Mais la question lui brûle les lèvres. «On ne sent pas un engouement, ni un grand appui de la part du gouvernement, laisse-t-il tomber. C'est ce qu'on observe. La poussée n'est pas très forte.»

Il ajoute: «On souhaiterait que le gouvernement s'exprime avec beaucoup plus d'enthousiasme sur ce projet porteur et qu'il montre son véritable intérêt à développer le Nord. C'est notre avenir. Nous pouvons en tirer de nombreux avantages économiques tout en étant responsables du point de vue environnemental.»

Manque de précisions

Valérie Fillion, directrice générale de l'Association de l'exploration minière du Québec, opine dans le même sens. «À notre connaissance, il n'y a pas eu de grosses annonces de faites depuis qu'on a changé le nom du projet pour en faire le Nord pour tous», relève-t-elle.

Elle aimerait connaître les orientations du gouvernement Marois, au-delà, ajoute-t-elle, des questions entourant le développement durable.

«On nous dit vouloir soustraire 50% du territoire au développement industriel, mais ça va se faire où précisément, et comment?

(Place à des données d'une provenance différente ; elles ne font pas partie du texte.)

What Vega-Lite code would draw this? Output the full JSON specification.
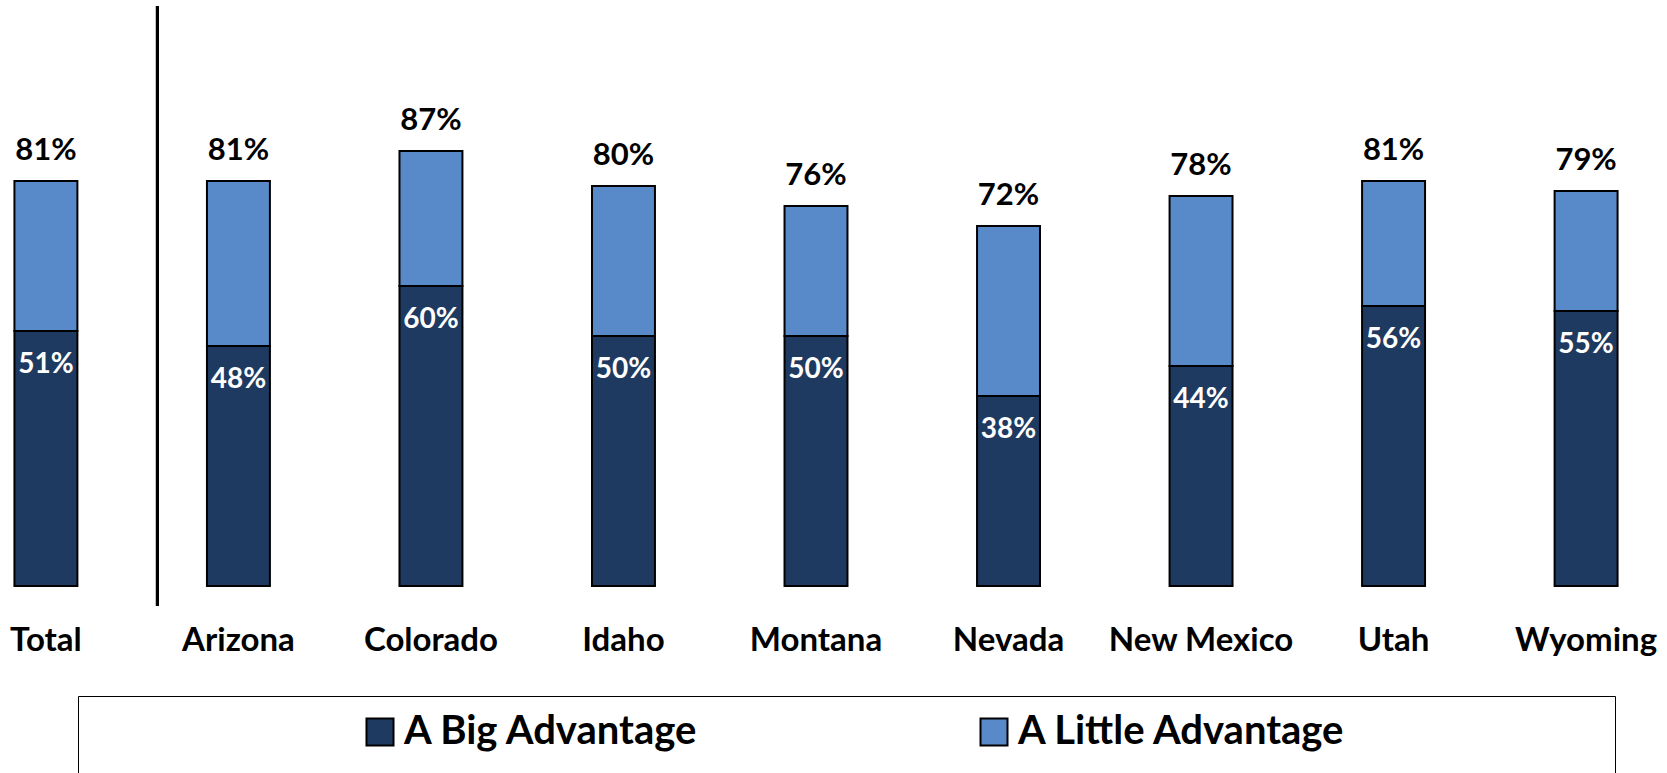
{
  "$schema": "https://vega.github.io/schema/vega-lite/v6.json",
  "width": 1632,
  "height": 586,
  "autosize": {"type": "none"},
  "padding": {"left": 0, "top": 0, "right": 35, "bottom": 187},
  "background": "white",
  "config": {"view": {"stroke": null}, "font": "Lato"},
  "data": {
    "values": [
      {"state": "Total", "A Big Advantage": 0.51, "A Little Advantage": 0.30, "total": 0.81},
      {"state": "Arizona", "A Big Advantage": 0.48, "A Little Advantage": 0.33, "total": 0.81},
      {"state": "Colorado", "A Big Advantage": 0.60, "A Little Advantage": 0.27, "total": 0.87},
      {"state": "Idaho", "A Big Advantage": 0.50, "A Little Advantage": 0.30, "total": 0.80},
      {"state": "Montana", "A Big Advantage": 0.50, "A Little Advantage": 0.26, "total": 0.76},
      {"state": "Nevada", "A Big Advantage": 0.38, "A Little Advantage": 0.34, "total": 0.72},
      {"state": "New Mexico", "A Big Advantage": 0.44, "A Little Advantage": 0.34, "total": 0.78},
      {"state": "Utah", "A Big Advantage": 0.56, "A Little Advantage": 0.25, "total": 0.81},
      {"state": "Wyoming", "A Big Advantage": 0.55, "A Little Advantage": 0.24, "total": 0.79}
    ]
  },
  "encoding": {
    "x": {
      "field": "state",
      "type": "nominal",
      "sort": null,
      "scale": {"paddingInner": 0.673, "paddingOuter": 0.075},
      "axis": {
        "title": null,
        "domain": false,
        "ticks": false,
        "tickSize": 0,
        "labelAngle": 0,
        "labelFont": "Lato",
        "labelFontSize": 33,
        "labelFontWeight": "bold",
        "labelColor": "black",
        "labelBaseline": "alphabetic",
        "labelPadding": 64,
        "labelLimit": 400
      }
    }
  },
  "layer": [
    {
      "transform": [{"fold": ["A Big Advantage", "A Little Advantage"], "as": ["segment", "value"]}],
      "mark": {"type": "bar", "stroke": "black", "strokeWidth": 2},
      "encoding": {
        "y": {
          "field": "value",
          "type": "quantitative",
          "stack": "zero",
          "scale": {"domain": [0, 1.172], "nice": false, "zero": true},
          "axis": null
        },
        "color": {
          "field": "segment",
          "type": "nominal",
          "scale": {"domain": ["A Big Advantage", "A Little Advantage"], "range": ["#1f3a60", "#5889c8"]},
          "legend": {
            "title": "\u00a0",
            "titleOrient": "left",
            "titleFont": "Lato",
            "titleFontSize": 100,
            "titleBaseline": "top",
            "titleAnchor": "start",
            "titlePadding": 266,
            "orient": "none",
            "legendX": 78,
            "legendY": 696,
            "direction": "horizontal",
            "strokeColor": "black",
            "padding": 16,
            "symbolType": "square",
            "symbolSize": 729,
            "symbolStrokeColor": "black",
            "symbolStrokeWidth": 2,
            "symbolOpacity": 1,
            "labelFont": "Lato",
            "labelFontSize": 40,
            "labelFontWeight": "bold",
            "labelColor": "black",
            "labelOffset": 4,
            "labelLimit": 2000,
            "columnPadding": 274,
            "labelExpr": "datum.index == 1 ? datum.label + '\u00a0\u00a0\u00a0\u00a0\u00a0\u00a0\u00a0\u00a0\u00a0\u00a0\u00a0\u00a0\u00a0\u00a0\u00a0\u00a0\u00a0\u00a0\u00a0\u00a0\u00a0\u00a0\u00a0\u2800' : datum.label"
          }
        },
        "order": {"field": "segment", "sort": "ascending"}
      }
    },
    {
      "mark": {"type": "text", "baseline": "alphabetic", "dy": -21, "fontSize": 31, "fontWeight": "bold", "color": "black", "font": "Lato"},
      "encoding": {
        "y": {"field": "total", "type": "quantitative"},
        "text": {"field": "total", "type": "quantitative", "format": ".0%"}
      }
    },
    {
      "mark": {"type": "text", "baseline": "alphabetic", "dy": 42, "fontSize": 28, "fontWeight": "bold", "color": "white", "font": "Lato"},
      "encoding": {
        "y": {"field": "A Big Advantage", "type": "quantitative"},
        "text": {"field": "A Big Advantage", "type": "quantitative", "format": ".0%"}
      }
    },
    {
      "mark": {"type": "rule", "color": "black", "strokeWidth": 2.5},
      "encoding": {
        "x": {"datum": "Arizona", "bandPosition": -0.79},
        "y": {"datum": 1.16, "type": "quantitative"},
        "y2": {"datum": -0.04}
      }
    }
  ]
}
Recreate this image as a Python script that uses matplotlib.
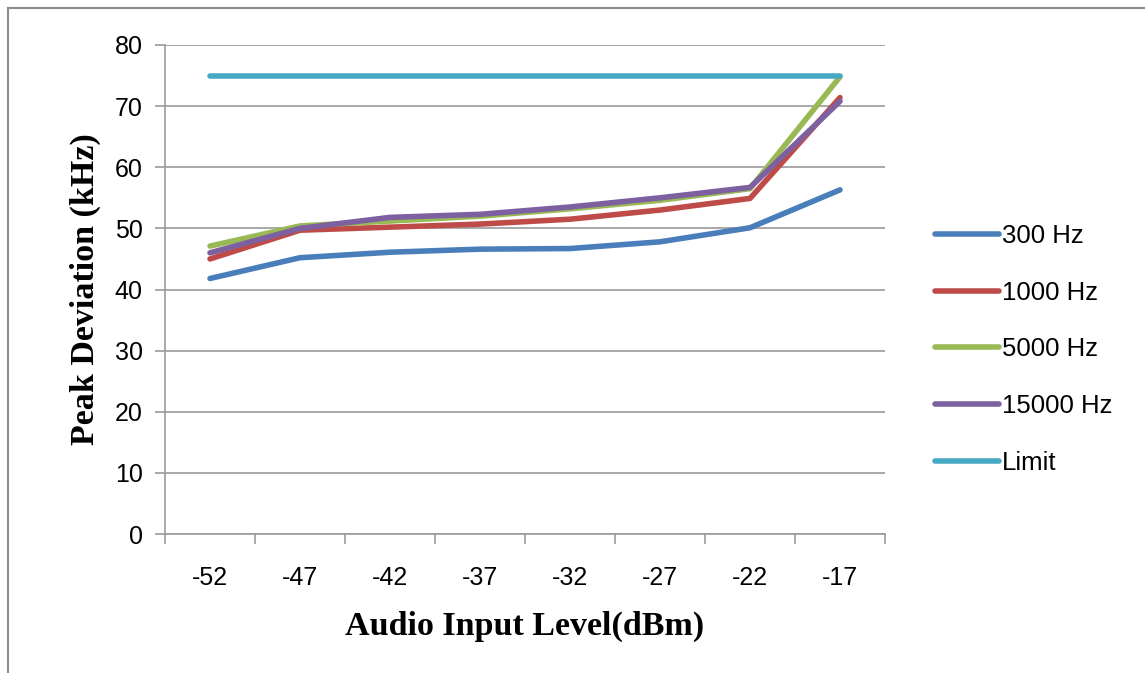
import numpy as np
import matplotlib
matplotlib.use('Agg')
import matplotlib.pyplot as plt
from matplotlib.lines import Line2D

# Audio input level categories (dBm)
levels = ['-52', '-47', '-42', '-37', '-32', '-27', '-22', '-17']

# Peak deviation readings (kHz)
dev_300 = [41.8, 45.2, 46.1, 46.6, 46.7, 47.8, 50.1, 56.3]
dev_1000 = [45.0, 49.7, 50.2, 50.7, 51.5, 53.0, 54.9, 71.4]
dev_5000 = [47.1, 50.4, 51.2, 52.0, 53.2, 54.6, 56.5, 74.8]
dev_15000 = [46.0, 50.0, 51.8, 52.3, 53.5, 55.0, 56.7, 70.8]
limit = [75, 75, 75, 75, 75, 75, 75, 75]

series = [
    ('300 Hz', dev_300, '#4a7ebb'),
    ('1000 Hz', dev_1000, '#be4b48'),
    ('5000 Hz', dev_5000, '#98b954'),
    ('15000 Hz', dev_15000, '#7d60a0'),
    ('Limit', limit, '#46aac5'),
]

fig = plt.figure(figsize=(11.45, 6.73), dpi=100)
ax = fig.add_axes([165/1145, 1-534/673, 720/1145, 489/673])

x = np.arange(len(levels))
for name, vals, col in series:
    # purple drawn on top of green like in the original
    z = 4 if name == '15000 Hz' else 3
    ax.plot(x, vals, color=col, linewidth=4.0, solid_capstyle='round',
            solid_joinstyle='round', label=name, zorder=z)

ax.set_xlim(-0.5, len(levels) - 0.5)
ax.set_ylim(0, 80)
ax.set_yticks(np.arange(0, 81, 10))
ax.set_xticks(x)
ax.set_xticklabels(levels)
ax.set_xticks(np.arange(-0.5, len(levels), 1), minor=True)

grid_col = '#9a9a9a'
ax.yaxis.grid(True, color=grid_col, linewidth=1.2)
ax.set_axisbelow(True)
for s in ['top', 'right']:
    ax.spines[s].set_visible(False)
for s in ['left', 'bottom']:
    ax.spines[s].set_color(grid_col)
    ax.spines[s].set_linewidth(1.2)

ax.tick_params(axis='x', which='major', length=0, pad=23, labelsize=18)
ax.tick_params(axis='x', which='minor', length=7, width=1.2, color=grid_col, direction='out')
ax.tick_params(axis='y', length=7, width=1.2, color=grid_col, pad=9, labelsize=18)
for lbl in ax.get_xticklabels() + ax.get_yticklabels():
    lbl.set_fontfamily('Liberation Sans')

ax.set_xlabel('Audio Input Level(dBm)', fontfamily='Liberation Serif',
              fontweight='bold', fontsize=24.5, labelpad=15)
ax.set_ylabel('Peak Deviation (kHz)', fontfamily='Liberation Serif',
              fontweight='bold', fontsize=24.5, labelpad=10)

handles = [Line2D([0], [0], color=c, linewidth=4.0, solid_capstyle='round') for _, _, c in series]
fig.legend(handles, [n for n, _, _ in series], loc='upper left',
           bbox_to_anchor=(935/1145, 1-224/673), frameon=False,
           prop={'family': 'Liberation Sans', 'size': 18.5},
           handlelength=2.5, handletextpad=0.12, labelspacing=1.27,
           borderpad=0, borderaxespad=0)

# outer frame (left and top edges visible)
fig.add_artist(Line2D([8/1145, 8/1145], [0, 1-8/673], color='#8c8c8c', linewidth=1.5))
fig.add_artist(Line2D([8/1145, 1], [1-8/673, 1-8/673], color='#8c8c8c', linewidth=1.5))

fig.savefig('out.png', dpi=100)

On n'en sait rien», se questionne Valérie Fillion.

Elle précise sa pensée: «Nous ne sommes pas contre le principe de protéger l'environnement, mais il faut voir ce qui se fait ailleurs. Il n'y a pas un pays au monde qui protège son territoire du développement industriel à hauteur de 50%.»

Faire du sur-place

De son côté, Normand Champigny se garde bien de lancer toutes les pierres au gouvernement. Parce que si l'industrie tourne actuellement au ralenti, dit-il, c'est aussi parce qu'elle n'a pas toujours tenu ses promesses.

«Des minières ont déçu les investisseurs et les financiers, relève-t-il. Tantôt la rentabilité n'a pas été atteinte, tantôt le taux de découvertes de nouveaux gisements n'a pas été à la hauteur des attentes.»

Et le Plan Nord - plutôt le Nord pour tous - dans tout cela? De toute évidence, ça n'apparaît plus comme le Klondike pour les sociétés minières, d'autant plus que le prix des métaux a chuté de 15 à 20% au cours de la dernière année.

Que faire en attendant que le Nord redevienne lumineux? «C'est dans les périodes creuses qu'on a besoin d'être mieux accompagnées», estime Normand Champigny.

Il précise: «Il est encore plus important que le gouvernement accompagne l'industrie, qui a besoin de stabilité. Quand les cycles sont bas, quand les prix sont bas, nous avons besoin d'être encouragés. Ce n'est pas le moment de changer les règles du jeu.»

Un exemple? «En voulant modifier le régime sur les redevances, le gouvernement crée de l'incertitude, avance-t-il. Ça risque de rendre l'industrie moins compétitive, une entreprise pourrait reporter ses investissements ou aller ailleurs.»

Le gouvernement Marois tenterait d'en finir avec ce dossier qui ne fait pas l'unanimité dans l'industrie. Une nouvelle formule de redevances minières pourrait d'ailleurs être mise de l'avant en janvier 2014.

À cette fin, le gouvernement minoritaire a déposé récemment un projet de loi prévoyant des modifications importantes sur le plan fiscal.

Il modifierait le taux unique d'imposition des profits des sociétés minières, qui se situe actuellement à 16%, et instaurerait un niveau d'impôt progressif, entre 16 et 28%, en fonction de la marge bénéficiaire. En outre, un impôt minimal de 1% s'appliquerait sur la valeur du minerai.

Le projet de loi devra toutefois faire l'objet d'une consultation, comme l'ont réclamé les deux partis de l'opposition, en raison des «incidences financières majeures pour l'avenir économique du Québec».